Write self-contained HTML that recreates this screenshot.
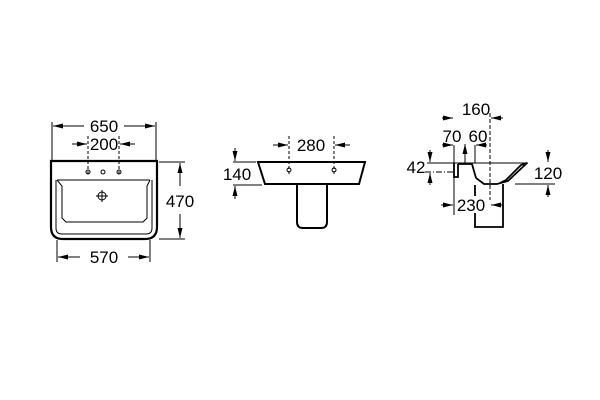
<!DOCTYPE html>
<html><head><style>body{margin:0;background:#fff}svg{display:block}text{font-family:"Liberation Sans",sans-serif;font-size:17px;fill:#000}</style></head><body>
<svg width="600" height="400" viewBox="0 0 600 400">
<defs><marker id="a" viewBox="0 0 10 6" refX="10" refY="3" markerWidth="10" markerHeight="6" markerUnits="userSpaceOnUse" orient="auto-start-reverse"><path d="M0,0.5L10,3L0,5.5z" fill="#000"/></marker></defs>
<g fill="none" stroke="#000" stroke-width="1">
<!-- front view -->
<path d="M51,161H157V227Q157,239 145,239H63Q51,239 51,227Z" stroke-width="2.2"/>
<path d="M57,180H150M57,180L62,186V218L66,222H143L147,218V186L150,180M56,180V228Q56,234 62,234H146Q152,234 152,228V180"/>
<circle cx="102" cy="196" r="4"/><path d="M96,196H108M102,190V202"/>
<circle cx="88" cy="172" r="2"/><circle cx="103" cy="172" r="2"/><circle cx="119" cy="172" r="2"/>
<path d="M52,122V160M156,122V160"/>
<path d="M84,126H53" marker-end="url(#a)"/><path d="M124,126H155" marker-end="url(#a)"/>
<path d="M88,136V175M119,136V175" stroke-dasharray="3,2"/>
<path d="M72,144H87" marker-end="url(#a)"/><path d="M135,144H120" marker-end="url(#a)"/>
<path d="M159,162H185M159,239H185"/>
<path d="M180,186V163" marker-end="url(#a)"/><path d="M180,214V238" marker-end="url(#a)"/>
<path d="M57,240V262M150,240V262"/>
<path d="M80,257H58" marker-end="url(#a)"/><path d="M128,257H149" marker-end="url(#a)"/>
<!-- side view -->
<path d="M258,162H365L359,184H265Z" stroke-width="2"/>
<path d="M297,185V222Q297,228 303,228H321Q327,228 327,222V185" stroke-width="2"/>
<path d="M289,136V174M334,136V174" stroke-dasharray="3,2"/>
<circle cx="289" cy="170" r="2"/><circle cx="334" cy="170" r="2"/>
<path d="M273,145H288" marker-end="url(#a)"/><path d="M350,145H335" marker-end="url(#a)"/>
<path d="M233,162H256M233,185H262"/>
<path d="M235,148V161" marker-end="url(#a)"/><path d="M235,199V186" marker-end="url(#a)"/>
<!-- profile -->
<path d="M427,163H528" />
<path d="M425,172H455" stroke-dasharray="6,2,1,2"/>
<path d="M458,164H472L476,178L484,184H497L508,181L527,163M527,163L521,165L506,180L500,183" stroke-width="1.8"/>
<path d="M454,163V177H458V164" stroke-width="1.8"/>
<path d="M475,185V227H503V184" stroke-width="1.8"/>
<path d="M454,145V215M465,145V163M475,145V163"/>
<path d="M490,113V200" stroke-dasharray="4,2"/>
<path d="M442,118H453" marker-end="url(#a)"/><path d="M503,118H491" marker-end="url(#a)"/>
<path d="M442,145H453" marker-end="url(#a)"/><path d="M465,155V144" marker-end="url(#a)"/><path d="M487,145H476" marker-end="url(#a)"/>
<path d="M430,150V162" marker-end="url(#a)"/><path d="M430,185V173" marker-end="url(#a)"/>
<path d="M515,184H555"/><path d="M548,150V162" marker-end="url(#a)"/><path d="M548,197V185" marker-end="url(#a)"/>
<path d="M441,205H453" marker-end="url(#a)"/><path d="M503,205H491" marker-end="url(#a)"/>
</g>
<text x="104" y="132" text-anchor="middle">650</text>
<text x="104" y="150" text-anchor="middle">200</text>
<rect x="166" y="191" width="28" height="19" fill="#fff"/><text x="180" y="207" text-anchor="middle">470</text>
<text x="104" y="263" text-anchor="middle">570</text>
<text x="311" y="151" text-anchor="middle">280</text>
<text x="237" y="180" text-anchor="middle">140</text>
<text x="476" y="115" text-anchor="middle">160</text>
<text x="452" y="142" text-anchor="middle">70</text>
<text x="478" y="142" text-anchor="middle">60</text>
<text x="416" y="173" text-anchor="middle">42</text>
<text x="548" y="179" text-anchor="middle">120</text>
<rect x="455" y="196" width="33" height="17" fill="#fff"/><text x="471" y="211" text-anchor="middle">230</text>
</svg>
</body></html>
- - -
**GIVEN REQUEST:**
Quote the data above in full and without alteration; skip the pictures.

**EXERCISE ANSWER:**
Write self-contained HTML that recreates this screenshot.
<!DOCTYPE html>
<html><head><style>body{margin:0;background:#fff}svg{display:block}text{font-family:"Liberation Sans",sans-serif;font-size:17px;fill:#000}</style></head><body>
<svg width="600" height="400" viewBox="0 0 600 400">
<defs><marker id="a" viewBox="0 0 10 6" refX="10" refY="3" markerWidth="10" markerHeight="6" markerUnits="userSpaceOnUse" orient="auto-start-reverse"><path d="M0,0.5L10,3L0,5.5z" fill="#000"/></marker></defs>
<g fill="none" stroke="#000" stroke-width="1">
<!-- front view -->
<path d="M51,161H157V227Q157,239 145,239H63Q51,239 51,227Z" stroke-width="2.2"/>
<path d="M57,180H150M57,180L62,186V218L66,222H143L147,218V186L150,180M56,180V228Q56,234 62,234H146Q152,234 152,228V180"/>
<circle cx="102" cy="196" r="4"/><path d="M96,196H108M102,190V202"/>
<circle cx="88" cy="172" r="2"/><circle cx="103" cy="172" r="2"/><circle cx="119" cy="172" r="2"/>
<path d="M52,122V160M156,122V160"/>
<path d="M84,126H53" marker-end="url(#a)"/><path d="M124,126H155" marker-end="url(#a)"/>
<path d="M88,136V175M119,136V175" stroke-dasharray="3,2"/>
<path d="M72,144H87" marker-end="url(#a)"/><path d="M135,144H120" marker-end="url(#a)"/>
<path d="M159,162H185M159,239H185"/>
<path d="M180,186V163" marker-end="url(#a)"/><path d="M180,214V238" marker-end="url(#a)"/>
<path d="M57,240V262M150,240V262"/>
<path d="M80,257H58" marker-end="url(#a)"/><path d="M128,257H149" marker-end="url(#a)"/>
<!-- side view -->
<path d="M258,162H365L359,184H265Z" stroke-width="2"/>
<path d="M297,185V222Q297,228 303,228H321Q327,228 327,222V185" stroke-width="2"/>
<path d="M289,136V174M334,136V174" stroke-dasharray="3,2"/>
<circle cx="289" cy="170" r="2"/><circle cx="334" cy="170" r="2"/>
<path d="M273,145H288" marker-end="url(#a)"/><path d="M350,145H335" marker-end="url(#a)"/>
<path d="M233,162H256M233,185H262"/>
<path d="M235,148V161" marker-end="url(#a)"/><path d="M235,199V186" marker-end="url(#a)"/>
<!-- profile -->
<path d="M427,163H528" />
<path d="M425,172H455" stroke-dasharray="6,2,1,2"/>
<path d="M458,164H472L476,178L484,184H497L508,181L527,163M527,163L521,165L506,180L500,183" stroke-width="1.8"/>
<path d="M454,163V177H458V164" stroke-width="1.8"/>
<path d="M475,185V227H503V184" stroke-width="1.8"/>
<path d="M454,145V215M465,145V163M475,145V163"/>
<path d="M490,113V200" stroke-dasharray="4,2"/>
<path d="M442,118H453" marker-end="url(#a)"/><path d="M503,118H491" marker-end="url(#a)"/>
<path d="M442,145H453" marker-end="url(#a)"/><path d="M465,155V144" marker-end="url(#a)"/><path d="M487,145H476" marker-end="url(#a)"/>
<path d="M430,150V162" marker-end="url(#a)"/><path d="M430,185V173" marker-end="url(#a)"/>
<path d="M515,184H555"/><path d="M548,150V162" marker-end="url(#a)"/><path d="M548,197V185" marker-end="url(#a)"/>
<path d="M441,205H453" marker-end="url(#a)"/><path d="M503,205H491" marker-end="url(#a)"/>
</g>
<text x="104" y="132" text-anchor="middle">650</text>
<text x="104" y="150" text-anchor="middle">200</text>
<rect x="166" y="191" width="28" height="19" fill="#fff"/><text x="180" y="207" text-anchor="middle">470</text>
<text x="104" y="263" text-anchor="middle">570</text>
<text x="311" y="151" text-anchor="middle">280</text>
<text x="237" y="180" text-anchor="middle">140</text>
<text x="476" y="115" text-anchor="middle">160</text>
<text x="452" y="142" text-anchor="middle">70</text>
<text x="478" y="142" text-anchor="middle">60</text>
<text x="416" y="173" text-anchor="middle">42</text>
<text x="548" y="179" text-anchor="middle">120</text>
<rect x="455" y="196" width="33" height="17" fill="#fff"/><text x="471" y="211" text-anchor="middle">230</text>
</svg>
</body></html>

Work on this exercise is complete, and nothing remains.